For this reason, the 1st Continental Assembly of the Latin American Coordination of Countryside Organizations (CLOC-Via Campesina) focused on Honduras.
Real World Radio is present at the Assembly, where it had the chance to capture the voices of the Honduran peasants in Managua.
The valley of river Aguan in Ceiba department, Honduras, has an extension of over 600,000 hectares of land, 35,000 of which are planted with palm oil. Miguel Facusse is the largest palm oil businessman in the area, but not the only one. The local peasants have demanded 7,000 hectares of this land for over 18 years.
After the military coup staged in 2009, repression and persecution of the social movement has worsened in Honduras. There are hundreds of people disappeared and nearly 60 murdered for political reasons, according to information provided by the Committee of Families of the Disappeared in Honduras.
In this scenario, there is a conflict over land ownership in Bajo Aguan.
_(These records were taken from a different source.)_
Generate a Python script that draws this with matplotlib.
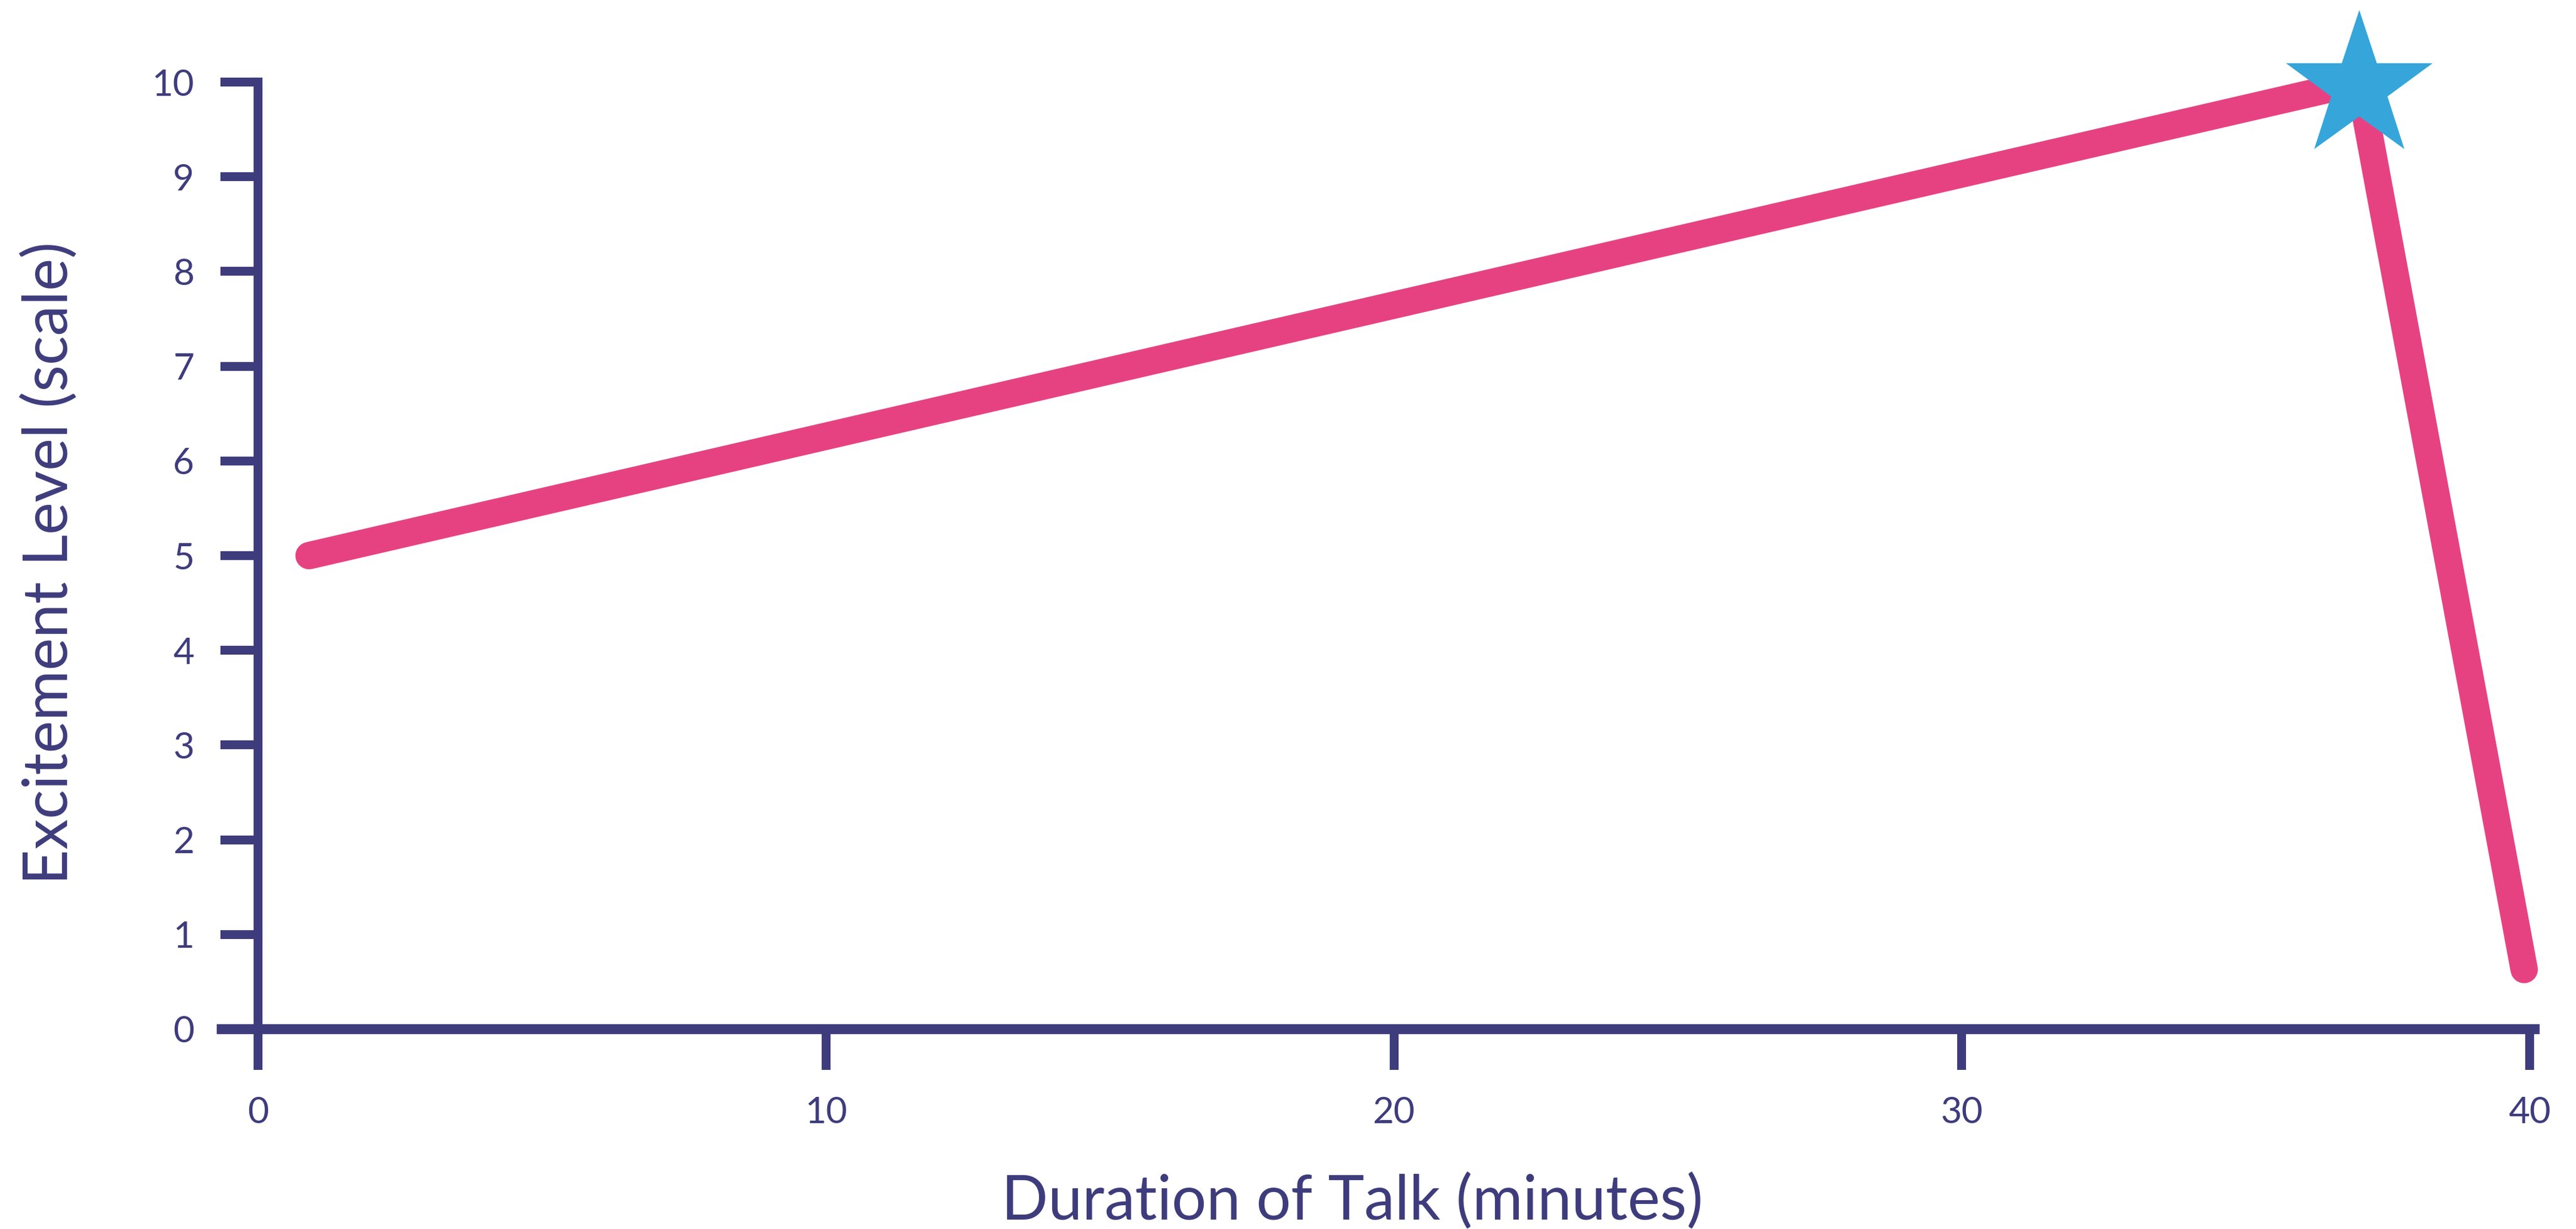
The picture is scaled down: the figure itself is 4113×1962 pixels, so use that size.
import matplotlib.pyplot as plt

# data
talk_minutes = [0.9, 37, 39.9]
excitement = [5.0, 10.0, 0.63]
peak_minute = [37]
peak_level = [9.95]
x_ticks = [0, 10, 20, 30, 40]
y_ticks = list(range(0, 11))

INK = "#3E3C7C"
PINK = "#E64282"
BLUE = "#35A5DA"

plt.rcParams["font.family"] = ["Lato", "DejaVu Sans"]

fig = plt.figure(figsize=(4113 / 300, 1962 / 300), dpi=300)
ax = fig.add_axes([0.0847, 0.1626, 0.904, 0.7706])

ax.plot(talk_minutes, excitement, color=PINK, lw=10.5,
        solid_capstyle="round", solid_joinstyle="round", clip_on=False, zorder=3)
ax.plot(peak_minute, peak_level, marker="*", ms=59, color=BLUE, mec="none",
        ls="none", clip_on=False, zorder=4)

ax.set_xlim(-0.7, 40.3)
ax.set_ylim(0, 10)

for side in ["top", "right"]:
    ax.spines[side].set_visible(False)
ax.spines["left"].set_position(("data", 0))
ax.spines["left"].set_bounds(0, 10)
ax.spines["left"].set_linewidth(3.4)
ax.spines["left"].set_color(INK)
ax.spines["bottom"].set_bounds(-0.64, 40.08)
ax.spines["bottom"].set_linewidth(3.8)
ax.spines["bottom"].set_color(INK)

ax.set_xticks(x_ticks)
ax.set_yticks(y_ticks)
ax.tick_params(axis="y", direction="out", length=14.4, width=3.4, color=INK,
               labelcolor=INK, labelsize=14, pad=10)
ax.tick_params(axis="x", direction="out", length=15.6, width=3.4, color=INK,
               labelcolor=INK, labelsize=14, pad=10)

fig.text(0.525, 0.0075, "Duration of Talk (minutes)", color=INK, fontsize=23.5,
         ha="center", va="baseline")
fig.text(0.0195, 0.542, "Excitement Level (scale)", color=INK, fontsize=23.5,
         rotation=90, ha="center", va="center")

fig.savefig("out.png", dpi=300)
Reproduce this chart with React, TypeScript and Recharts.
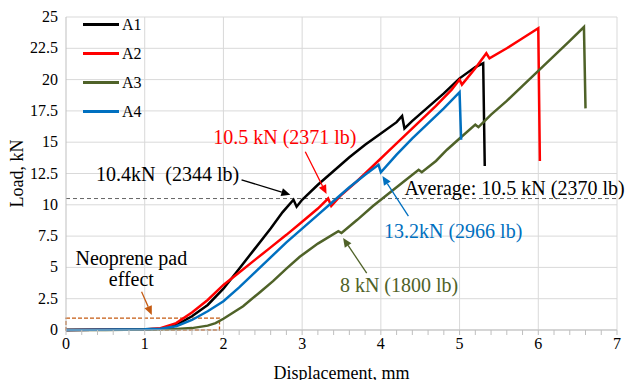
import React from "react";
import {
  LineChart,
  Line,
  XAxis,
  YAxis,
  CartesianGrid,
  ReferenceLine,
  ReferenceDot,
  ReferenceArea,
} from "recharts";

const FONT = "'Liberation Serif', 'Times New Roman', serif";

const xTicks = [0, 1, 2, 3, 4, 5, 6, 7];
const xMinorTicks = [
  0, 0.2, 0.4, 0.6, 0.8, 1, 1.2, 1.4, 1.6, 1.8, 2, 2.2, 2.4, 2.6, 2.8, 3, 3.2,
  3.4, 3.6, 3.8, 4, 4.2, 4.4, 4.6, 4.8, 5, 5.2, 5.4, 5.6, 5.8, 6, 6.2, 6.4, 6.6,
  6.8, 7,
];
const yTicks = [0, 2.5, 5, 7.5, 10, 12.5, 15, 17.5, 20, 22.5, 25];
const yTickLabels = ["0", "2.5", "5", "7.5", "10", "12.5", "15", "17.5", "20", "22.5", "25"];

// displacement (mm), load (kN)
const a1: [number, number][] = [
  [0, 0], [1.0, 0.05], [1.2, 0.1], [1.4, 0.4], [1.6, 1.1], [1.8, 2.0], [2.0, 3.3],
  [2.2, 4.9], [2.4, 6.5], [2.6, 8.1], [2.75, 9.4], [2.89, 10.4], [2.93, 9.85],
  [3.0, 10.4], [3.2, 11.6], [3.4, 12.7], [3.6, 13.8], [3.8, 14.8], [4.0, 15.7],
  [4.2, 16.6], [4.27, 17.1], [4.3, 16.1], [4.4, 16.7], [4.6, 17.8], [4.8, 18.9],
  [5.0, 20.1], [5.2, 21.0], [5.3, 21.3], [5.32, 13.1],
];
const a2: [number, number][] = [
  [0, 0], [1.0, 0.05], [1.2, 0.15], [1.4, 0.55], [1.6, 1.4], [1.8, 2.4], [2.0, 3.6],
  [2.2, 4.6], [2.4, 5.6], [2.6, 6.6], [2.8, 7.6], [3.0, 8.65], [3.2, 9.7],
  [3.33, 10.5], [3.37, 9.9], [3.5, 10.8], [3.7, 11.9], [3.9, 13.1], [4.1, 14.3],
  [4.3, 15.5], [4.5, 16.7], [4.7, 17.9], [4.9, 19.2], [5.0, 20.0], [5.03, 19.6],
  [5.2, 20.9], [5.34, 22.1], [5.38, 21.7], [5.6, 22.5], [5.8, 23.3], [6.0, 24.1],
  [6.02, 13.5],
];
const a3: [number, number][] = [
  [0, 0], [0.5, 0.01], [1.0, 0.03], [1.4, 0.08], [1.6, 0.15], [1.8, 0.35],
  [1.9, 0.55], [2.0, 0.9], [2.1, 1.3], [2.25, 1.9], [2.46, 3.0], [2.63, 3.9],
  [2.8, 4.9], [2.97, 5.85], [3.2, 6.9], [3.46, 7.9], [3.5, 7.75], [3.7, 8.8],
  [3.9, 9.9], [4.1, 10.9], [4.3, 11.9], [4.48, 12.8], [4.52, 12.6], [4.7, 13.5],
  [4.84, 14.4], [5.0, 15.3], [5.2, 16.4], [5.24, 16.2], [5.4, 17.2], [5.6, 18.3],
  [5.8, 19.5], [6.05, 21.0], [6.2, 21.9], [6.4, 23.1], [6.58, 24.2], [6.6, 17.7],
];
const a4: [number, number][] = [
  [0, 0], [1.0, 0.05], [1.2, 0.1], [1.4, 0.3], [1.6, 0.8], [1.8, 1.5], [2.0, 2.3],
  [2.2, 3.4], [2.4, 4.6], [2.6, 5.8], [2.8, 7.0], [3.0, 8.1], [3.2, 9.2],
  [3.4, 10.3], [3.6, 11.4], [3.8, 12.4], [3.97, 13.2], [4.0, 12.6], [4.2, 14.0],
  [4.4, 15.3], [4.6, 16.5], [4.8, 17.7], [5.0, 19.0], [5.02, 15.2],
];

const series = [
  { name: "A1", color: "#000000", points: a1 },
  { name: "A2", color: "#FF0000", points: a2 },
  { name: "A3", color: "#4F6228", points: a3 },
  { name: "A4", color: "#0070C0", points: a4 },
];

const averageLoad = 10.5;

const notes = [
  { text: "10.4kN\u00a0 (2344 lb)", x: 0.38, y: 12.45, color: "#000000", anchor: "start" },
  { text: "10.5 kN (2371 lb)", x: 1.87, y: 15.4, color: "#FF0000", anchor: "start" },
  { text: "Average: 10.5 kN (2370 lb)", x: 4.3, y: 11.35, color: "#000000", anchor: "start" },
  { text: "13.2kN (2966 lb)", x: 4.04, y: 7.9, color: "#0070C0", anchor: "start" },
  { text: "8 kN (1800 lb)", x: 3.48, y: 3.6, color: "#4F6228", anchor: "start" },
  { text: "Neoprene pad", x: 0.83, y: 5.75, color: "#000000", anchor: "middle" },
  { text: "effect", x: 0.83, y: 4.07, color: "#000000", anchor: "middle" },
];

const arrows = [
  { from: [2.23, 12.0], to: [2.85, 10.8], color: "#000000" },
  { from: [3.04, 14.24], to: [3.31, 10.86], color: "#FF0000" },
  { from: [4.35, 9.1], to: [4.02, 12.3], color: "#0070C0" },
  { from: [3.82, 4.55], to: [3.52, 7.35], color: "#4F6228" },
  { from: [0.96, 3.06], to: [1.09, 1.2], color: "#C55A11" },
];

const padBox = { x1: 0, x2: 1.95, y1: 0, y2: 0.95 };

function Arrow(props: any) {
  const { x1, y1, x2, y2, color } = props;
  const ang = Math.atan2(y2 - y1, x2 - x1);
  const len = 9;
  const w = 4;
  const bx = x2 - len * Math.cos(ang);
  const by = y2 - len * Math.sin(ang);
  const px = -Math.sin(ang) * w;
  const py = Math.cos(ang) * w;
  return (
    <g>
      <line x1={x1} y1={y1} x2={bx} y2={by} stroke={color} strokeWidth={1.3} />
      <polygon
        points={`${x2},${y2} ${bx + px},${by + py} ${bx - px},${by - py}`}
        fill={color}
      />
    </g>
  );
}

function XTick(props: any) {
  const { x, y, payload } = props;
  if (!xTicks.includes(payload.value)) return null;
  return (
    <text x={x} y={y + 12} textAnchor="middle" fill="#000" fontSize={16} fontFamily={FONT}>
      {String(payload.value)}
    </text>
  );
}

function YTick(props: any) {
  const { x, y, payload } = props;
  return (
    <text x={x} y={y} dy={5} textAnchor="end" fill="#000" fontSize={16} fontFamily={FONT}>
      {yTickLabels[yTicks.indexOf(payload.value)]}
    </text>
  );
}

function LegendBox() {
  return (
    <div
      style={{
        position: "absolute",
        left: 83,
        top: 10,
        fontFamily: FONT,
        fontSize: 16,
        lineHeight: "16px",
      }}
    >
      {series.map((s) => (
        <div key={s.name} style={{ display: "flex", alignItems: "center", height: 29 }}>
          <div style={{ width: 36, height: 3, background: s.color, marginRight: 3 }} />
          <span>{s.name}</span>
        </div>
      ))}
    </div>
  );
}

export default function App() {
  return (
    <div
      style={{
        position: "absolute",
        left: 0,
        top: 0,
        width: 632,
        height: 380,
        background: "#fff",
        fontFamily: FONT,
      }}
    >
      <LineChart
        width={632}
        height={380}
        margin={{ top: 17, right: 15, left: 0, bottom: 0 }}
        style={{ fontFamily: FONT }}
      >
        <CartesianGrid vertical={false} stroke="#D9D9D9" />
        {xTicks.slice(1).map((v) => (
          <ReferenceLine key={"gx" + v} x={v} stroke="#D9D9D9" />
        ))}
        <XAxis
          type="number"
          dataKey="x"
          domain={[0, 7]}
          ticks={xMinorTicks}
          interval={0}
          tick={<XTick />}
          stroke="#BFBFBF"
          tickSize={5}
          height={50}
          label={{
            value: "Displacement, mm",
            position: "insideBottom",
            offset: 1,
            style: { fontSize: 18, fill: "#000", fontFamily: FONT },
          }}
        />
        <YAxis
          type="number"
          domain={[0, 25]}
          ticks={yTicks}
          interval={0}
          tick={<YTick />}
          tickLine={false}
          stroke="#BFBFBF"
          width={66}
          label={{
            value: "Load, kN",
            angle: -90,
            position: "insideLeft",
            offset: 17,
            style: { fontSize: 18, fill: "#000", fontFamily: FONT, textAnchor: "middle" },
          }}
        />
        <ReferenceArea
          x1={padBox.x1}
          x2={padBox.x2}
          y1={padBox.y1}
          y2={padBox.y2}
          fill="none"
          stroke="#C55A11"
          strokeWidth={1.3}
          strokeDasharray="4 2"
        />
        <ReferenceLine
          y={averageLoad}
          stroke="#666"
          strokeDasharray="4 3"
          strokeWidth={1}
        />
        {series.map((s) => (
          <Line
            key={s.name}
            name={s.name}
            data={s.points.map(([x, y]) => ({ x, y }))}
            dataKey="y"
            type="linear"
            stroke={s.color}
            strokeWidth={2.5}
            dot={false}
            isAnimationActive={false}
          />
        ))}
        {arrows.map((a, i) => (
          <ReferenceLine
            key={"ar" + i}
            segment={[
              { x: a.from[0], y: a.from[1] },
              { x: a.to[0], y: a.to[1] },
            ]}
            shape={(p: any) => <Arrow {...p} color={a.color} />}
          />
        ))}
        {notes.map((n, i) => (
          <ReferenceDot
            key={"n" + i}
            x={n.x}
            y={n.y}
            r={0}
            shape={(p: any) => (
              <text
                x={p.cx}
                y={p.cy}
                fill={n.color}
                fontSize={20}
                fontFamily={FONT}
                textAnchor={n.anchor as any}
                dominantBaseline="central"
              >
                {n.text}
              </text>
            )}
          />
        ))}
      </LineChart>
      <LegendBox />
    </div>
  );
}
Real World Radio interviewed Vitalino Alvarez, spokesperson of the Unified Peasant Movement of Aguan (MUCA).
Alvarez believes that solidarity should materialize in being more present. “We need to radicalize solidarity in the continent, have more presence in the territories and communities that suffer attacks to make these human rights violations more visible”.
MUCA’s spokesperson pointed out that “CLOC-VC faces the challenge of reclaiming rights, like the right to land because we cannot talk about food sovereignty unless there is right to land”.